6. I treated all of the states as equal. In other words, each state was one data point. I am not sure if this makes sense or not. Perhaps a weighted least square regression might have been better. This is quite unclear to me and somewhat beyond my knowledge of statistics.
The folks over at EV kept proposing alternative explanations for state level variations in homicide. By themselves, most did have some limited predictive power. However, once you added demographics back in, they mostly fell apart. They were.
1. Death Penalty - Some folks alleged that the death penalty is actually associated with higher homicide rates (rather than a consequence of them). The worksheet "Regression B H Death Penalty" shows the results of adding the DP (I coded 1 for any state that has the DP, 0 otherwise). The coefficient is positive, but not statistically significant.
2. Southern State - The worksheet "Regression B H Southern State" shows the results of adding Southern State (I coded 1 for any state in the south, 0 otherwise). The coefficient is positive, but not statistically significant. The lack of a better result for Southern State surprised me. Southern whites are known to be more murderous than their Northern counterparts. However, it didn't show up in the regression analysis.
The highest white imprisonment rates (as of 1997) were found not in old Confederate states but in old cowboy states like Oklahoma, Texas, Nevada, Arizona, and Alaska (okay, not many cows in Alaska, but you get the picture -- a heritage of frontiers, saloons, that kind of thing).
Meanwhile, blacks had relatively low imprisonment rates in the old South, suggesting that conservative policies tend to be good for the moral health of African-Americans.
The states with the highest rates of black imprisonment were Iowa and Wisconsin, with Minnesota being pretty bad too.
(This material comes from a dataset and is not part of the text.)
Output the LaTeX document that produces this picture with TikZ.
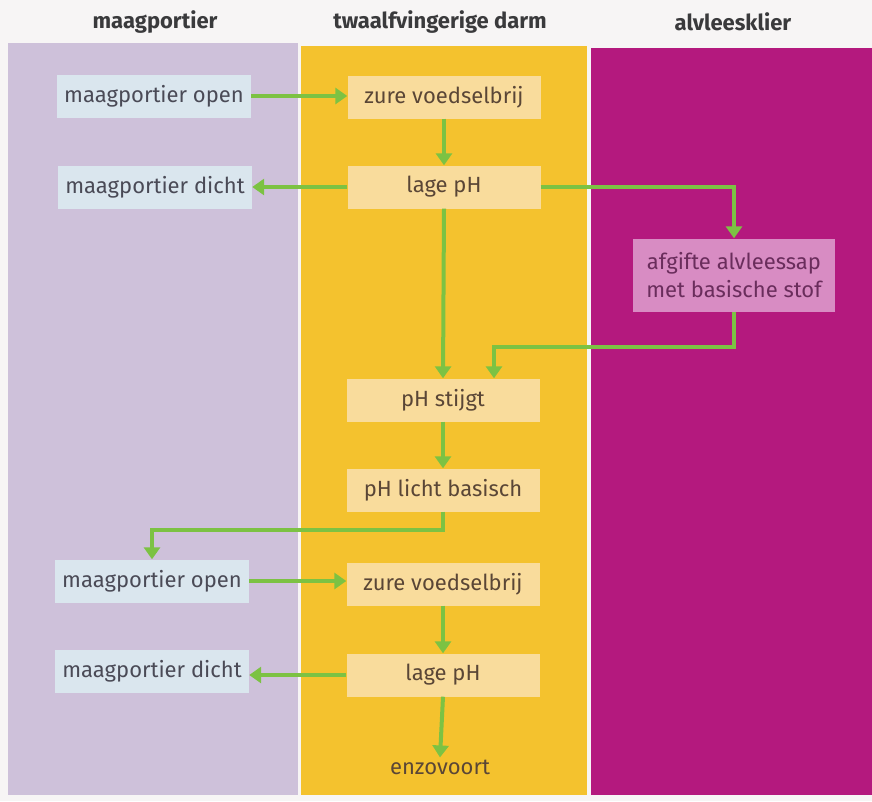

In other words, blacks tended to be at their worst in the Progressive old Northwest, where whites are nicest. A reader once told me that an article in the black press had advised that Iowa had the easiest welfare requirements in the country, so Iowa had attracted some of the worst blacks in the country.
3. Urbanization - The worksheet "Regression B H Percent Urban" shows the results of adding urbanization (from the Census). Interestingly enough the coefficient is negative (higher urbanization is associated with less homicide), but not significant. I found this very surprising.
4. Inequality - The worksheets "Regression B H Family Gini" and "Regression B H Household Gini" show the results of adding inequality. Interesting enough, the coefficients are negative (higher inequality is associated with less murder), but not significant.5. Population - Many people think that bigger states have more murder. The worksheet "Regression B H State Population" shows the results of adding population. The coefficient is positive but not statistically significant.
6. Poverty - This was the only unexpected result. The worksheet "Regression B H Poverty" shows the results of adding poverty. The coefficient is postive and marginally significant (a P-value of 0.056). Note that this was the only regression that produced an adjusted R2 better than demographics alone. It wasn't much better, but it was better.
The r-squared for a two factor multiple regression with % black and % Hispanic was .673. Making a three factor multiple regression by adding poverty raised the r-squared to .692. That doesn't sound like too much, but it's not a bad little increase.
Robert's Rationale, Audacious Epigone, Antero Kalva, and La Griffe du Lion have taken looks at the problem too.
I think this is one of those situations that are so common in American sociology where race is so dominant a factor that it makes sense to analyze differences by state for one race at a time. That's the only way to find subtle differences in the effectiveness of public policy, because, as with school achievement test scores, the racial composition of a state just overwhelms everything else. It's like doing astronomy near the sun -- you have to have a solar eclipse to see anything besides the sun.